Our concerts in Shanghai were the best of the tour. (The Shanghai segment of the tour was made possible by generous support from Citigroup.) The Shanghai Grand Theater has excellent acoustics, and we could tell that the audience was much more tuned in to the performance than in Beijing. Their applause was not polite, as we had expected, but fervent and rousing. Some performers had graduated just a few days before the tour began, and our final concert in Shanghai was the last they would play as members of the Juilliard Orchestra. I couldn’t think of a more exciting way to go out.

On the last evening of the tour, Juilliard threw a party to celebrate the tremendous efforts of all the students and staff who made the tour a huge success. Sharing her thoughts on the experience, Ms. Zhang said, “I did expect the Juilliard Orchestra to be the best student orchestra in the world. It was proved true. I was inspired by the eagerness and the talent level of the players.
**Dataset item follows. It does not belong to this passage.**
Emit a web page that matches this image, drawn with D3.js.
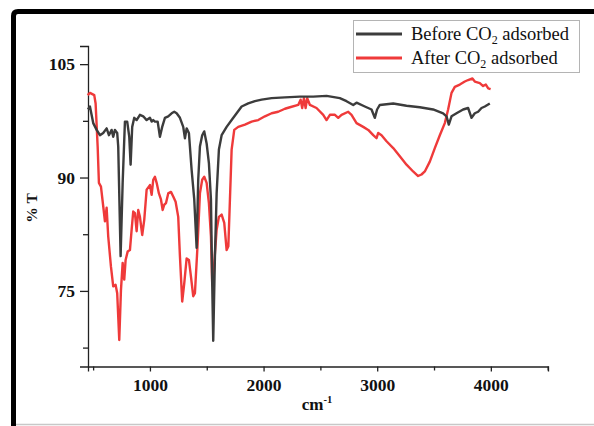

And I enjoyed working with Juilliard deans and staff members. I found them wonderful human beings who really care a great deal about their students.” Speeches were made and thank-you gifts presented, and everyone was slowly blinded by the continuous barrage of camera flashes as friends eagerly recorded the last of their happy memories.

Those memories will leave a lasting impression on everyone who took part in the tour. One of my personal favorites is meeting local strangers outside of a museum in Shanghai. They asked where I was from, and when I told them about the Juilliard tour, they were excited. They wanted to know what instrument I play, how long I’ve been playing, and whether I play Mozart and Beethoven. Their knowledge of Western classical music was limited, but they were so enthusiastic about it and impressed by what all of us at Juilliard are doing. One of the guys told me his name was King Kong (or at least that’s what he goes by in English). At the end of our conversation they invited me to have tea with them in a nearby café, an offer I would have readily accepted had I not been on my way to a rehearsal. To me, this encounter proved the success of Juilliard’s China tour. Our music allows us to connect a thousand people at once, and it also gives us the opportunity to make friends one-on-one. “It’s about people to people,” as President Polisi put it at the beginning of the tour. China was ready to welcome New York. Now the question remains, is the world ready for China?